The right to be informed, the other facet of the right to express oneself, also suffers restrictions on our continent. The principal constraints are the obstacles to access to information generated or controlled by the State. In many States in our region a culture of secrecy and lack of transparency reigns. It appears that public institutions are not organized structurally to be able to implement the citizens’ right to information. Public officials tend to manage all information as secret and, in general, citizens are unaware of their right to be informed of the actions of those who govern them and those who represent them.

A couple of years ago, the Inter-American Court of Human Rights issued, for the first time, a judgment in which it recognized that access to information forms part of the right to freedom of expression. The judgment referred to important principles on this matter that should be incorporated into the law; they included: maximum dissemination; obligation of the States to be governed by the principles of publicity and transparency in the management of public affairs so that the people could exercise democratic control over them; existence of a positive obligation of the State to provide the information that is requested of it; obligation of the States not to require from those requesting information that they prove a direct interest in it, and obligation of the States to provide a founded response in those situation in which it may limit access to the information requested.
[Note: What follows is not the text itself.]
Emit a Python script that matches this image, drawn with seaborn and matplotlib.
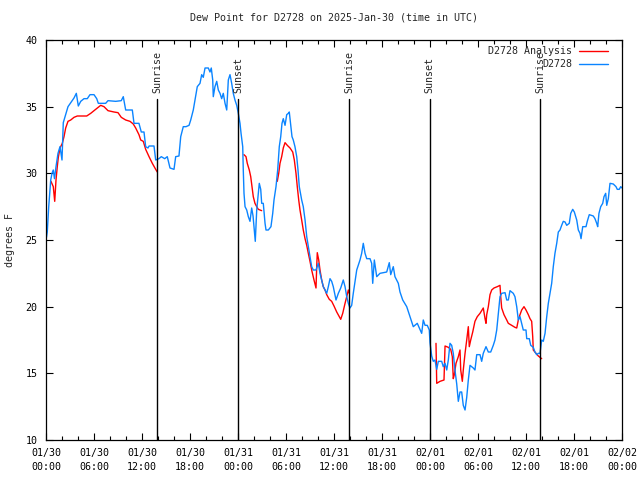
import numpy as np
import pandas as pd
import matplotlib
matplotlib.use("Agg")
import matplotlib.pyplot as plt
import matplotlib.dates as mdates
import seaborn as sns

# hours after 2025-01-30 00:00 UTC, dew point in degrees F
obs_hours = [0.06, 0.16, 0.34, 0.59, 0.75, 0.91, 1.06, 1.25, 1.5, 1.75, 2.0, 2.16, 2.5, 2.75,
             3.09, 3.5, 3.79, 4.04, 4.34, 4.75, 5.16, 5.5, 6.0, 6.34, 6.54, 7.46, 7.75, 8.71,
             9.41, 9.66, 9.96, 10.79, 11.0, 11.62, 11.91, 12.25, 12.46, 12.75, 12.88, 13.5,
             13.71, 14.12, 14.41, 14.84, 15.16, 15.5, 16.0, 16.21, 16.62, 16.84, 17.16, 17.5,
             17.88, 18.09, 18.41, 18.62, 18.91, 19.25, 19.46, 19.66, 19.88, 20.29, 20.5, 20.66,
             20.84, 20.91, 21.12, 21.34, 21.54, 21.75, 21.96, 22.16, 22.38, 22.59, 22.79, 23.0,
             23.21, 23.41, 23.62, 23.84, 24.04, 24.25, 24.38, 24.59, 24.66, 24.75, 24.88, 25.09,
             25.29, 25.5, 25.71, 25.88, 26.04, 26.16, 26.34, 26.54, 26.66, 26.84, 26.96, 27.16,
             27.38, 27.5, 27.79, 28.12, 28.34, 28.5, 28.75, 28.96, 29.16, 29.34, 29.5, 29.66,
             29.88, 30.09, 30.29, 30.41, 30.59, 30.75, 30.91, 31.12, 31.34, 31.5, 31.66, 31.96,
             32.16, 32.38, 32.59, 32.79, 33.0, 33.21, 33.41, 33.75, 34.04, 34.25, 34.46, 34.66,
             34.88, 35.09, 35.29, 35.5, 35.71, 35.91, 36.25, 36.54, 36.84, 37.16, 37.38, 37.59,
             37.79, 38.0, 38.21, 38.41, 38.84, 39.25, 39.46, 39.66, 39.88, 40.09, 40.5, 40.71,
             40.84, 41.04, 41.34, 41.75, 42.59, 42.91, 43.09, 43.41, 43.62, 44.04, 44.25, 44.59,
             45.09, 45.5, 45.91, 46.41, 46.66, 46.96, 47.16, 47.38, 47.66, 47.91, 48.0, 48.21,
             48.41, 48.62, 48.84, 49.04, 49.46, 49.66, 49.88, 50.09, 50.29, 50.5, 50.71, 50.91,
             51.12, 51.34, 51.54, 51.75, 51.96, 52.16, 52.38, 52.59, 52.79, 53.0, 53.41, 53.62,
             53.84, 54.25, 54.46, 54.66, 55.0, 55.29, 55.59, 55.91, 56.12, 56.34, 56.54, 56.75,
             56.96, 57.38, 57.59, 57.79, 58.0, 58.41, 58.62, 58.84, 59.04, 59.25, 59.46, 59.66,
             60.0, 60.09, 60.41, 60.59, 60.91, 61.12, 61.34, 61.54, 61.75, 61.96, 62.16, 62.38,
             62.59, 62.79, 63.0, 63.21, 63.41, 63.62, 63.84, 64.04, 64.25, 64.46, 64.66, 64.88,
             65.09, 65.41, 65.59, 65.84, 66.04, 66.34, 66.54, 66.75, 66.88, 67.09, 67.5, 67.66,
             67.91, 68.41, 68.62, 68.84, 68.96, 69.12, 69.34, 69.59, 69.75, 69.96, 70.09, 70.29,
             70.5, 70.91, 71.25, 71.41, 71.66, 71.84, 72.0]
obs_dewpt = [25.2, 25.6, 27.5, 29.5, 30.0, 30.25, 29.6, 30.5, 31.5, 32.0, 31.0, 33.8, 34.5, 35.0,
             35.3, 35.65, 36.0, 35.05, 35.4, 35.6, 35.6, 35.9, 35.9, 35.6, 35.25, 35.25, 35.45, 35.4,
             35.45, 35.75, 34.75, 34.75, 33.75, 33.75, 33.1, 33.1, 32.0, 31.9, 32.05, 32.05,
             31.0, 31.1, 31.25, 31.1, 31.25, 30.4, 30.3, 31.25, 31.3, 32.75, 33.5, 33.5,
             33.6, 34.0, 34.75, 35.5, 36.5, 36.75, 37.4, 37.2, 37.9, 37.9, 37.6, 37.9,
             37.0, 35.75, 36.5, 36.9, 36.25, 36.0, 35.6, 36.0, 35.25, 34.75, 37.0, 37.4,
             36.75, 36.0, 35.5, 35.1, 34.5, 33.75, 33.0, 32.0, 30.25, 28.5, 27.5, 27.25,
             26.75, 26.4, 27.4, 26.8, 25.75, 24.9, 27.25, 28.5, 29.25, 28.8, 27.75, 27.75,
             26.25, 25.75, 25.75, 26.0, 27.0, 28.0, 29.0, 30.25, 32.0, 32.75, 33.75, 34.1,
             33.6, 34.4, 34.5, 34.6, 33.6, 32.75, 32.5, 32.0, 31.25, 30.25, 29.0, 28.0,
             27.5, 26.5, 25.25, 24.5, 23.75, 23.0, 22.75, 22.75, 23.25, 22.5, 22.0, 21.5,
             21.25, 21.0, 21.5, 22.1, 21.9, 21.5, 20.5, 21.0, 21.4, 22.0, 21.5, 20.75,
             20.25, 19.9, 20.1, 21.0, 22.75, 23.5, 24.0, 24.75, 24.0, 23.6, 23.6, 23.25,
             21.75, 23.5, 22.25, 22.5, 22.6, 23.3, 22.4, 23.0, 22.25, 21.75, 21.1, 20.5,
             20.0, 19.25, 18.5, 18.75, 18.4, 18.0, 19.0, 18.6, 18.6, 18.25, 17.3, 16.3,
             15.9, 16.0, 15.3, 15.9, 15.9, 15.5, 15.75, 15.25, 16.0, 17.25, 17.1, 16.5,
             15.25, 14.2, 12.9, 13.6, 13.6, 12.6, 12.25, 13.2, 14.5, 15.6, 15.4, 15.25,
             16.4, 16.4, 15.9, 16.5, 17.0, 16.6, 16.6, 17.1, 17.5, 18.25, 19.5, 20.75,
             21.0, 21.05, 20.5, 20.5, 21.2, 21.0, 20.75, 20.0, 19.0, 19.25, 18.75, 18.25,
             18.25, 17.6, 17.6, 17.1, 16.95, 16.6, 16.4, 16.5, 16.5, 17.5, 17.4, 18.0,
             19.25, 20.25, 21.0, 21.75, 23.0, 24.0, 24.75, 25.6, 25.75, 26.1, 26.4, 26.35,
             26.1, 26.25, 27.0, 27.3, 27.1, 26.5, 25.75, 25.5, 25.1, 26.0, 26.0, 26.4,
             26.9, 26.8, 26.6, 26.25, 26.0, 27.0, 27.5, 27.75, 28.25, 28.5, 27.6, 28.1,
             29.25, 29.2, 29.0, 28.8, 28.8, 29.0, 28.9]

# analysis series, NaN marks a gap
ana_hours = [0.62, 0.91, 1.09, 1.25, 1.41, 1.54, 1.75, 2.04, 2.25, 2.46, 2.75, 3.09, 3.5, 3.91,
             5.09, 5.59, 6.21, 6.84, 7.25, 7.75, 8.5, 9.0, 9.41, 9.96, 10.5, 10.91, 11.21,
             11.62, 11.84, 12.16, 12.46, 12.88, 13.29, 13.71, 13.91, np.nan,
             24.75, 25.0, 25.16, 25.41, 25.59, 25.75, 25.91, 26.12, 26.34, 26.54, 26.96, np.nan,
             28.91, 29.09, 29.25, 29.46, 29.66, 29.88, 30.16, 30.5, 30.84, 31.04, 31.25, 31.41,
             31.59, 31.75, 31.96, 32.16, 32.38, 32.59, 32.79, 33.0, 33.21, 33.5, 33.75, 33.84,
             33.91, 34.09, 34.25, 34.46, 34.66, 34.88, 35.09, 35.41, 35.71, 36.0, 36.34, 36.66,
             36.84, 37.09, 37.38, 37.59, 37.79, 37.91, np.nan,
             48.75, 48.84, 49.25, 49.75, 49.88, 50.29, 50.59, 50.79, 50.91, 51.04, 51.25, 51.54,
             51.75, 51.84, 52.04, 52.16, 52.38, 52.59, 52.79, 52.91, 53.09, 53.34, 53.62, 53.91,
             54.25, 54.66, 54.88, 55.0, 55.09, 55.29, 55.5, 55.71, 56.0, 56.41, 56.75, 56.84,
             56.96, 57.25, 57.59, 57.79, 58.21, 58.62, 58.84, 59.04, 59.25, 59.46, 59.75, 60.0,
             60.29, 60.5, 60.71, 60.84, 60.91, 61.25, 61.54, 61.96]
ana_dewpt = [29.4, 29.0, 27.9, 29.5, 30.5, 31.2, 31.9, 32.25, 32.75, 33.4, 33.9, 34.0, 34.2, 34.3,
             34.3, 34.5, 34.8, 35.1, 35.0, 34.7, 34.6, 34.55, 34.2, 34.0, 33.9, 33.7, 33.4,
             32.9, 32.5, 32.4, 31.8, 31.25, 30.75, 30.3, 30.1, np.nan,
             31.4, 31.25, 30.75, 30.25, 29.75, 29.0, 28.25, 27.75, 27.5, 27.3, 27.2, np.nan,
             29.4, 30.0, 30.75, 31.25, 31.9, 32.3, 32.1, 31.9, 31.6, 31.0, 30.0, 29.0,
             28.0, 27.25, 26.5, 25.75, 25.1, 24.6, 24.0, 23.4, 22.75, 22.0, 21.4, 23.0,
             24.05, 23.5, 22.75, 22.0, 21.5, 21.25, 20.9, 20.55, 20.4, 20.05, 19.6, 19.25,
             19.05, 19.5, 20.25, 20.75, 21.25, 21.0, np.nan,
             17.25, 14.25, 14.4, 14.5, 17.05, 16.95, 16.8, 16.25, 14.6, 14.9, 15.75, 16.25,
             16.75, 15.25, 14.4, 15.25, 16.5, 17.5, 18.5, 17.0, 17.5, 18.1, 18.9, 19.25,
             19.5, 19.9, 19.1, 18.75, 19.4, 20.0, 20.9, 21.25, 21.4, 21.5, 21.6, 20.75,
             19.9, 19.4, 19.0, 18.75, 18.6, 18.45, 18.4, 19.0, 19.4, 19.75, 20.0, 19.75,
             19.4, 19.1, 18.9, 17.75, 16.75, 16.5, 16.3, 16.1]

sun_hours = [13.9, 24.0, 37.9, 47.95, 61.8]
sun_labels = ["Sunrise", "Sunset", "Sunrise", "Sunset", "Sunrise"]

start = pd.Timestamp("2025-01-30 00:00")
obs = pd.DataFrame({"time": start + pd.to_timedelta(obs_hours, unit="h"), "dewpt": obs_dewpt})
ana = pd.DataFrame({"hours": ana_hours, "dewpt": ana_dewpt})
ana["seg"] = ana["hours"].isna().cumsum()
ana = ana.dropna()
ana["time"] = start + pd.to_timedelta(ana["hours"], unit="h")

sns.set_style("ticks", {"xtick.direction": "in", "ytick.direction": "in"})
plt.rcParams["font.family"] = ["DejaVu Sans Mono"]
plt.rcParams["font.size"] = 7.2

fig = plt.figure(figsize=(6.4, 4.8), dpi=100)
ax = fig.add_axes([46 / 640, 40 / 480, 576 / 640, 400 / 480])

for i, (seg, d) in enumerate(ana.groupby("seg")):
    sns.lineplot(data=d, x="time", y="dewpt", ax=ax, color="#ff0000", lw=1.0,
                 label="D2728 Analysis" if i == 0 else None, legend=False)
sns.lineplot(data=obs, x="time", y="dewpt", ax=ax, color="#0a84ff", lw=1.0,
             label="D2728", legend=False)

for h, lab in zip(sun_hours, sun_labels):
    t = start + pd.Timedelta(hours=h)
    ax.plot([t, t], [10, 35.6], color="black", lw=1.0, zorder=5)
    ax.text(t, 36.0, lab, rotation=90, ha="center", va="bottom", fontsize=7.2)

ax.set_xlim(start, start + pd.Timedelta(hours=72))
ax.set_ylim(10, 40)
ax.set_yticks(range(10, 41, 5))
ax.xaxis.set_major_locator(mdates.HourLocator(byhour=[0, 6, 12, 18]))
ax.xaxis.set_minor_locator(mdates.HourLocator(interval=2))
ax.xaxis.set_major_formatter(mdates.DateFormatter("%m/%d\n%H:%M"))
ax.tick_params(axis="both", which="both", direction="in", top=True, right=True,
               colors="black", width=0.8)
ax.tick_params(axis="both", which="major", length=5, pad=6)
ax.tick_params(axis="x", which="minor", length=3)
for lbl in ax.get_xticklabels():
    lbl.set_linespacing(1.45)
for s in ax.spines.values():
    s.set_color("black")
    s.set_linewidth(0.9)

ax.set_xlabel("")
ax.set_ylabel("degrees F")
ax.yaxis.set_label_coords(-31 / 576, 0.5)
ax.set_title("Dew Point for D2728 on 2025-Jan-30 (time in UTC)", pad=14, fontsize=7.2)

ax.legend(loc="upper right", bbox_to_anchor=(1 - 6 / 576, 1 + 2 / 400), frameon=False,
          markerfirst=False, handlelength=2.9, handletextpad=0.7, labelspacing=0.3,
          borderaxespad=0.3, borderpad=0.5)

fig.savefig("out.png", dpi=100)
I can say, as a conclusion to this brief overview of the actual characteristics of freedom of expression on our continent, that although we have made considerable progress over recent years – because we have also advanced significantly towards the consolidation of democracy – we cannot feel proud of what we have achieved yet. Because we have to admit that there is still much more to be done.

Evidently we have a major challenge before us, but it is a magnificent challenge and, above all, a challenge in which we can succeed if we undertake the task together – communicators, Governments and civil society. And, above all, if we undertake this effort with the conviction that it is only through the free expression and circulation of ideas that we can construct a free society; that only through open discussion and information without barriers will it be possible to find answers to our most crucial problems, create consensuses, allow growth to benefit all, exercise social justice and make progress towards achieving equality.

An important part of the effort, perhaps the most important, falls on those who have assumed the noble task of communicating. Hence, I wish all the members of the Inter-American Association of Broadcasters every success in their permanent effort to make freedom of expression a daily practice in our societies.